▶ _Source data_
++++++++++

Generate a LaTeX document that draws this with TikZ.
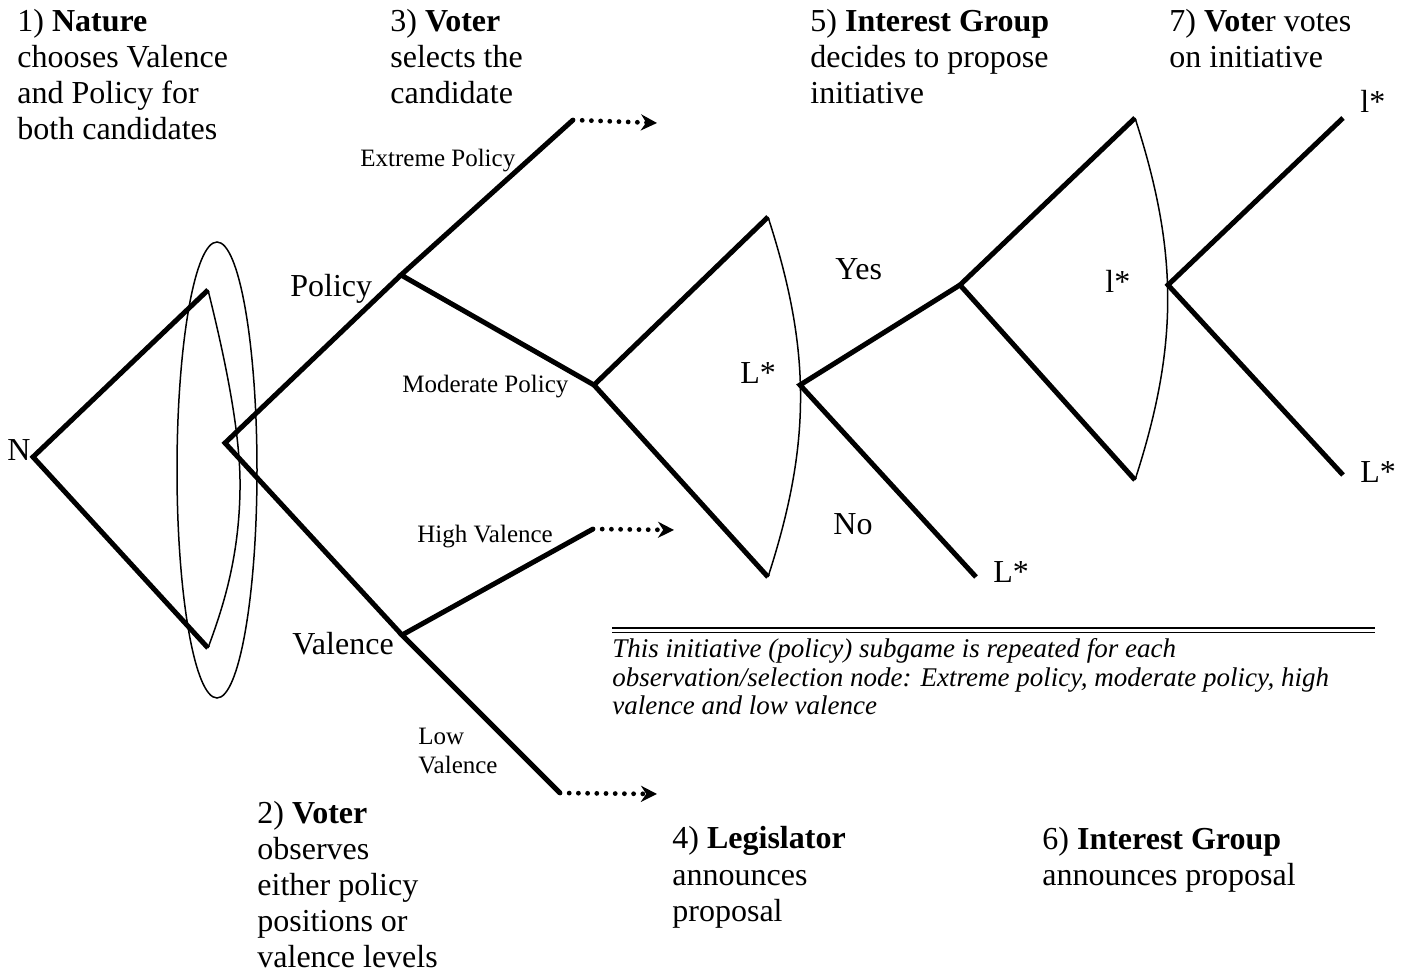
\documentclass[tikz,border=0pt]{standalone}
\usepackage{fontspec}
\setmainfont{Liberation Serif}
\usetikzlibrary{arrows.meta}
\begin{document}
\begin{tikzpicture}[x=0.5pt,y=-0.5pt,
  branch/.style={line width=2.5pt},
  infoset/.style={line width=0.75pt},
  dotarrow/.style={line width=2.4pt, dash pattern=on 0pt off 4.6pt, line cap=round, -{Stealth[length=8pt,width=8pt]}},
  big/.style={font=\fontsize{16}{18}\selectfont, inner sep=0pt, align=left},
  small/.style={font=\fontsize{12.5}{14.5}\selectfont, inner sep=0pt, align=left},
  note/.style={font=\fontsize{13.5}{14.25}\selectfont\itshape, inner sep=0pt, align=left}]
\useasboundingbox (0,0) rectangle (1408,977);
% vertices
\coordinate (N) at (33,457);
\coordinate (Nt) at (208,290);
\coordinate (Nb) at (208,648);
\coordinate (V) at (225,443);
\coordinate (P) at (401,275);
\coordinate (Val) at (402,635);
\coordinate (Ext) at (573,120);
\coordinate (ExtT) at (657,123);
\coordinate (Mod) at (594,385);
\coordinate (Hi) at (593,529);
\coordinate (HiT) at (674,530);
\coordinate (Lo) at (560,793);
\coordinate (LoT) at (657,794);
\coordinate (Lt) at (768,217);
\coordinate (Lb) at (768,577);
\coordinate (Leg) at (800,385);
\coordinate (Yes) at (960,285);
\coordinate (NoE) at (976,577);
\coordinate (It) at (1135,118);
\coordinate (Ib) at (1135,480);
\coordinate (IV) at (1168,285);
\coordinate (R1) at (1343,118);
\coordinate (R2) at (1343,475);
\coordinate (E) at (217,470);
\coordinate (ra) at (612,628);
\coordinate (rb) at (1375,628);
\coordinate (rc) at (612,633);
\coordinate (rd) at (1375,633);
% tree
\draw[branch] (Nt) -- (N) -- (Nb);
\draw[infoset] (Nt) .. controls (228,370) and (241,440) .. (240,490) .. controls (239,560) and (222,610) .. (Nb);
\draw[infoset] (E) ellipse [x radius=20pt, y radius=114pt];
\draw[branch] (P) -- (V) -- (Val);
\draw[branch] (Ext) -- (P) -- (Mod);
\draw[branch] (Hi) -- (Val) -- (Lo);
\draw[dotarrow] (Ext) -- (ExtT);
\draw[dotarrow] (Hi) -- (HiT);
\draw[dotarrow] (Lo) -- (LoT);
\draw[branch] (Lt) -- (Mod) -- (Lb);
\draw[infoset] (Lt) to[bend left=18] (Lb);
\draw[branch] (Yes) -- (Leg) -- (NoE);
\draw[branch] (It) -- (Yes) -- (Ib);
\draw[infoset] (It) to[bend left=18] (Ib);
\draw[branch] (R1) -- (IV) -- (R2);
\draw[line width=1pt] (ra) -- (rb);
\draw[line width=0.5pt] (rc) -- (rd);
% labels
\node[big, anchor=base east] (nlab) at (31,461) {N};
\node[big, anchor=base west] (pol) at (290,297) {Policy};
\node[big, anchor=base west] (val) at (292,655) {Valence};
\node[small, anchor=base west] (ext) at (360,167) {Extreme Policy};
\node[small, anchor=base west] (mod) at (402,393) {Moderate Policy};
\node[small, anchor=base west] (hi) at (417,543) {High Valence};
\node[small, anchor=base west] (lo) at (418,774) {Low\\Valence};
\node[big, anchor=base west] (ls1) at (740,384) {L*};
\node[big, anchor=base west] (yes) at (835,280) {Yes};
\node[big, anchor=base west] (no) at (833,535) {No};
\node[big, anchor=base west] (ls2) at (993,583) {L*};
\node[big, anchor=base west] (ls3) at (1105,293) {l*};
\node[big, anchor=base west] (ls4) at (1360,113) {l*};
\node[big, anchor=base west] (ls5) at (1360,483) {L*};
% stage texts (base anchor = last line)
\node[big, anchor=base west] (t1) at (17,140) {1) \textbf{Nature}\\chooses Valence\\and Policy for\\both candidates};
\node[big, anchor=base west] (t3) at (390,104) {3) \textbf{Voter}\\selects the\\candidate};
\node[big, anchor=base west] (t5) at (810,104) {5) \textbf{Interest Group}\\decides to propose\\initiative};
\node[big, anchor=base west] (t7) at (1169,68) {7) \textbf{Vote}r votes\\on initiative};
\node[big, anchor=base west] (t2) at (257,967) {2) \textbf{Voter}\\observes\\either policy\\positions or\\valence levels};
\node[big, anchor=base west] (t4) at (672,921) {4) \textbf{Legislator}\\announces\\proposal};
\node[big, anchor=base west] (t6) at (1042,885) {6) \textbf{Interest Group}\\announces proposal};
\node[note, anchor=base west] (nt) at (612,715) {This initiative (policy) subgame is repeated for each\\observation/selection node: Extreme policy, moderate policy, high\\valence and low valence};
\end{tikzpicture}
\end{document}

++++++++++

▶ _Requirement_
Repeat the data exactly, excluding the pictures.

▶ _Right answer_
Generate a LaTeX document that draws this with TikZ.
\documentclass[tikz,border=0pt]{standalone}
\usepackage{fontspec}
\setmainfont{Liberation Serif}
\usetikzlibrary{arrows.meta}
\begin{document}
\begin{tikzpicture}[x=0.5pt,y=-0.5pt,
  branch/.style={line width=2.5pt},
  infoset/.style={line width=0.75pt},
  dotarrow/.style={line width=2.4pt, dash pattern=on 0pt off 4.6pt, line cap=round, -{Stealth[length=8pt,width=8pt]}},
  big/.style={font=\fontsize{16}{18}\selectfont, inner sep=0pt, align=left},
  small/.style={font=\fontsize{12.5}{14.5}\selectfont, inner sep=0pt, align=left},
  note/.style={font=\fontsize{13.5}{14.25}\selectfont\itshape, inner sep=0pt, align=left}]
\useasboundingbox (0,0) rectangle (1408,977);
% vertices
\coordinate (N) at (33,457);
\coordinate (Nt) at (208,290);
\coordinate (Nb) at (208,648);
\coordinate (V) at (225,443);
\coordinate (P) at (401,275);
\coordinate (Val) at (402,635);
\coordinate (Ext) at (573,120);
\coordinate (ExtT) at (657,123);
\coordinate (Mod) at (594,385);
\coordinate (Hi) at (593,529);
\coordinate (HiT) at (674,530);
\coordinate (Lo) at (560,793);
\coordinate (LoT) at (657,794);
\coordinate (Lt) at (768,217);
\coordinate (Lb) at (768,577);
\coordinate (Leg) at (800,385);
\coordinate (Yes) at (960,285);
\coordinate (NoE) at (976,577);
\coordinate (It) at (1135,118);
\coordinate (Ib) at (1135,480);
\coordinate (IV) at (1168,285);
\coordinate (R1) at (1343,118);
\coordinate (R2) at (1343,475);
\coordinate (E) at (217,470);
\coordinate (ra) at (612,628);
\coordinate (rb) at (1375,628);
\coordinate (rc) at (612,633);
\coordinate (rd) at (1375,633);
% tree
\draw[branch] (Nt) -- (N) -- (Nb);
\draw[infoset] (Nt) .. controls (228,370) and (241,440) .. (240,490) .. controls (239,560) and (222,610) .. (Nb);
\draw[infoset] (E) ellipse [x radius=20pt, y radius=114pt];
\draw[branch] (P) -- (V) -- (Val);
\draw[branch] (Ext) -- (P) -- (Mod);
\draw[branch] (Hi) -- (Val) -- (Lo);
\draw[dotarrow] (Ext) -- (ExtT);
\draw[dotarrow] (Hi) -- (HiT);
\draw[dotarrow] (Lo) -- (LoT);
\draw[branch] (Lt) -- (Mod) -- (Lb);
\draw[infoset] (Lt) to[bend left=18] (Lb);
\draw[branch] (Yes) -- (Leg) -- (NoE);
\draw[branch] (It) -- (Yes) -- (Ib);
\draw[infoset] (It) to[bend left=18] (Ib);
\draw[branch] (R1) -- (IV) -- (R2);
\draw[line width=1pt] (ra) -- (rb);
\draw[line width=0.5pt] (rc) -- (rd);
% labels
\node[big, anchor=base east] (nlab) at (31,461) {N};
\node[big, anchor=base west] (pol) at (290,297) {Policy};
\node[big, anchor=base west] (val) at (292,655) {Valence};
\node[small, anchor=base west] (ext) at (360,167) {Extreme Policy};
\node[small, anchor=base west] (mod) at (402,393) {Moderate Policy};
\node[small, anchor=base west] (hi) at (417,543) {High Valence};
\node[small, anchor=base west] (lo) at (418,774) {Low\\Valence};
\node[big, anchor=base west] (ls1) at (740,384) {L*};
\node[big, anchor=base west] (yes) at (835,280) {Yes};
\node[big, anchor=base west] (no) at (833,535) {No};
\node[big, anchor=base west] (ls2) at (993,583) {L*};
\node[big, anchor=base west] (ls3) at (1105,293) {l*};
\node[big, anchor=base west] (ls4) at (1360,113) {l*};
\node[big, anchor=base west] (ls5) at (1360,483) {L*};
% stage texts (base anchor = last line)
\node[big, anchor=base west] (t1) at (17,140) {1) \textbf{Nature}\\chooses Valence\\and Policy for\\both candidates};
\node[big, anchor=base west] (t3) at (390,104) {3) \textbf{Voter}\\selects the\\candidate};
\node[big, anchor=base west] (t5) at (810,104) {5) \textbf{Interest Group}\\decides to propose\\initiative};
\node[big, anchor=base west] (t7) at (1169,68) {7) \textbf{Vote}r votes\\on initiative};
\node[big, anchor=base west] (t2) at (257,967) {2) \textbf{Voter}\\observes\\either policy\\positions or\\valence levels};
\node[big, anchor=base west] (t4) at (672,921) {4) \textbf{Legislator}\\announces\\proposal};
\node[big, anchor=base west] (t6) at (1042,885) {6) \textbf{Interest Group}\\announces proposal};
\node[note, anchor=base west] (nt) at (612,715) {This initiative (policy) subgame is repeated for each\\observation/selection node: Extreme policy, moderate policy, high\\valence and low valence};
\end{tikzpicture}
\end{document}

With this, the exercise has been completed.